Justice Secretary Robert Buckland recently announced that the government has dropped its plans to introduce a scaled probate fee first proposed in 2016. The proposed hike had been put on hold in April this year on account of more pressing items on the government's agenda, specifically the dreaded Brexit.

In the initial proposal the fees were due to top out at £20,000 which only after some pressure was reduced to £6,000 for estates of £2 million or more, an unusually steep price for merely producing and stamping a document with a court seal. The government's plan now includes a review of the fees in its annual assessment of charges in family and civil courts.

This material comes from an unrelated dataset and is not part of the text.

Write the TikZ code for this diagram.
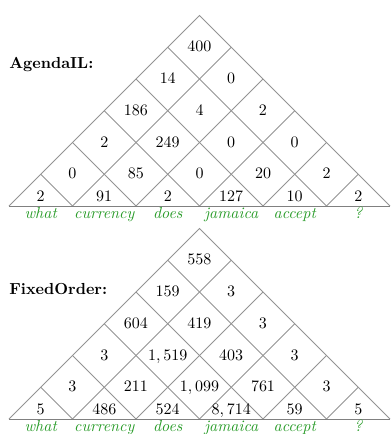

A spokesperson from the Ministry of Justice said: "Fees are necessary to properly fund our world-leading courts system, but we have listened carefully to concerns around changes to those charged for probate and will look at them again as part of a wider review to make sure all fees are fair and proportionate”.

This is likely in response to widespread criticism that the high fees would go beyond mere cost recovery in order to fund other parts of the courts and tribunal service. The government had been hoping to make a profit on probate of £185 million on top of the inheritance tax already payable by many estates. The Joint Committee on Statutory Instruments (JCSI) even warned the Lord Chancellor in 2018 that an attempt to make the fees profit making would be ultra vires, a term meaning to act beyond one's legal power or authority which could expose the government to a challenge in court.

Obtaining the Grant of Probate or Letter of Administration is a necessary step to begin administering an estate and it seems callous for the court to try and profit from it.

We therefore suspect this is not the end of the story and that a fee hike is still on the horizon, albeit perhaps not in the same magnitude.